■ What is asked
Repeat every line exactly, keeping the pictures out of the copy.

■ Data provided
══════════════════════════════
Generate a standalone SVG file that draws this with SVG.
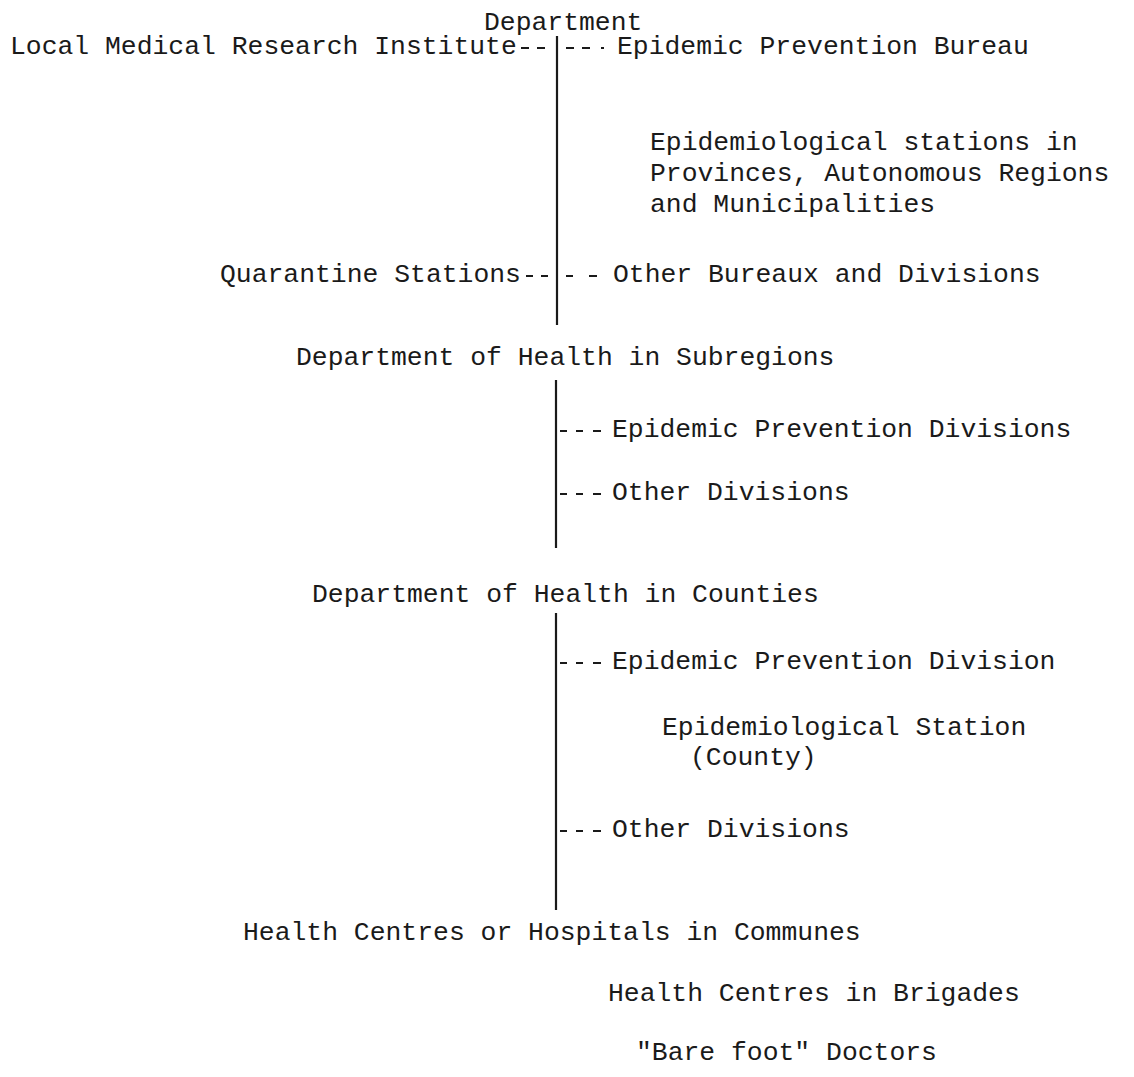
<svg xmlns="http://www.w3.org/2000/svg" width="1134" height="1077" viewBox="0 0 1134 1077">
<style>
text{font-family:"Liberation Mono","Courier New",monospace;font-size:26.4px;fill:#1a1a1a}
.v{stroke:#1a1a1a;stroke-width:2.2;fill:none}
.d{stroke:#1a1a1a;stroke-width:1.8;fill:none}
</style>
<rect width="1134" height="1077" fill="#fff"/>
<g id="connectors">
<line class="v" x1="557" y1="36" x2="557" y2="325"/>
<line class="v" x1="556" y1="380" x2="556" y2="548"/>
<line class="v" x1="556" y1="613" x2="556" y2="910"/>
<path class="d" d="M521 48h8M537 48h8M566 48h8M582 48h8M601 48h3"/>
<path class="d" d="M526 276h7M541 276h7M566 276h7M589 276h8"/>
<path class="d" d="M560 431h7M576 431h7M593 431h8"/>
<path class="d" d="M560 494h7M576 494h7M593 494h8"/>
<path class="d" d="M560 663h7M576 663h7M593 663h8"/>
<path class="d" d="M560 831h7M576 831h7M593 831h8"/>
</g>
<g id="department"><text x="484" y="30">Department</text></g>
<g id="local-institute"><text x="10" y="54">Local Medical Research Institute</text></g>
<g id="epidemic-bureau"><text x="617" y="54">Epidemic Prevention Bureau</text></g>
<g id="epi-stations"><text x="650" y="150">Epidemiological stations in</text><text x="650" y="181">Provinces, Autonomous Regions</text><text x="650" y="212">and Municipalities</text></g>
<g id="quarantine"><text x="220" y="282">Quarantine Stations</text></g>
<g id="other-bureaux"><text x="613" y="282">Other Bureaux and Divisions</text></g>
<g id="dept-subregions"><text x="296" y="365">Department of Health in Subregions</text></g>
<g id="epd-subregions"><text x="612" y="437">Epidemic Prevention Divisions</text></g>
<g id="other-div-1"><text x="612" y="500">Other Divisions</text></g>
<g id="dept-counties"><text x="312" y="602">Department of Health in Counties</text></g>
<g id="epd-county"><text x="612" y="669">Epidemic Prevention Division</text></g>
<g id="epi-station-county"><text x="662" y="735">Epidemiological Station</text><text x="690" y="765">(County)</text></g>
<g id="other-div-2"><text x="612" y="837">Other Divisions</text></g>
<g id="communes"><text x="243" y="940">Health Centres or Hospitals in Communes</text></g>
<g id="brigades"><text x="608" y="1001">Health Centres in Brigades</text></g>
<g id="barefoot"><text x="636" y="1060">"Bare foot" Doctors</text></g>
</svg>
══════════════════════════════
■ Exercise solution
Generate a standalone SVG file that draws this with SVG.
<svg xmlns="http://www.w3.org/2000/svg" width="1134" height="1077" viewBox="0 0 1134 1077">
<style>
text{font-family:"Liberation Mono","Courier New",monospace;font-size:26.4px;fill:#1a1a1a}
.v{stroke:#1a1a1a;stroke-width:2.2;fill:none}
.d{stroke:#1a1a1a;stroke-width:1.8;fill:none}
</style>
<rect width="1134" height="1077" fill="#fff"/>
<g id="connectors">
<line class="v" x1="557" y1="36" x2="557" y2="325"/>
<line class="v" x1="556" y1="380" x2="556" y2="548"/>
<line class="v" x1="556" y1="613" x2="556" y2="910"/>
<path class="d" d="M521 48h8M537 48h8M566 48h8M582 48h8M601 48h3"/>
<path class="d" d="M526 276h7M541 276h7M566 276h7M589 276h8"/>
<path class="d" d="M560 431h7M576 431h7M593 431h8"/>
<path class="d" d="M560 494h7M576 494h7M593 494h8"/>
<path class="d" d="M560 663h7M576 663h7M593 663h8"/>
<path class="d" d="M560 831h7M576 831h7M593 831h8"/>
</g>
<g id="department"><text x="484" y="30">Department</text></g>
<g id="local-institute"><text x="10" y="54">Local Medical Research Institute</text></g>
<g id="epidemic-bureau"><text x="617" y="54">Epidemic Prevention Bureau</text></g>
<g id="epi-stations"><text x="650" y="150">Epidemiological stations in</text><text x="650" y="181">Provinces, Autonomous Regions</text><text x="650" y="212">and Municipalities</text></g>
<g id="quarantine"><text x="220" y="282">Quarantine Stations</text></g>
<g id="other-bureaux"><text x="613" y="282">Other Bureaux and Divisions</text></g>
<g id="dept-subregions"><text x="296" y="365">Department of Health in Subregions</text></g>
<g id="epd-subregions"><text x="612" y="437">Epidemic Prevention Divisions</text></g>
<g id="other-div-1"><text x="612" y="500">Other Divisions</text></g>
<g id="dept-counties"><text x="312" y="602">Department of Health in Counties</text></g>
<g id="epd-county"><text x="612" y="669">Epidemic Prevention Division</text></g>
<g id="epi-station-county"><text x="662" y="735">Epidemiological Station</text><text x="690" y="765">(County)</text></g>
<g id="other-div-2"><text x="612" y="837">Other Divisions</text></g>
<g id="communes"><text x="243" y="940">Health Centres or Hospitals in Communes</text></g>
<g id="brigades"><text x="608" y="1001">Health Centres in Brigades</text></g>
<g id="barefoot"><text x="636" y="1060">"Bare foot" Doctors</text></g>
</svg>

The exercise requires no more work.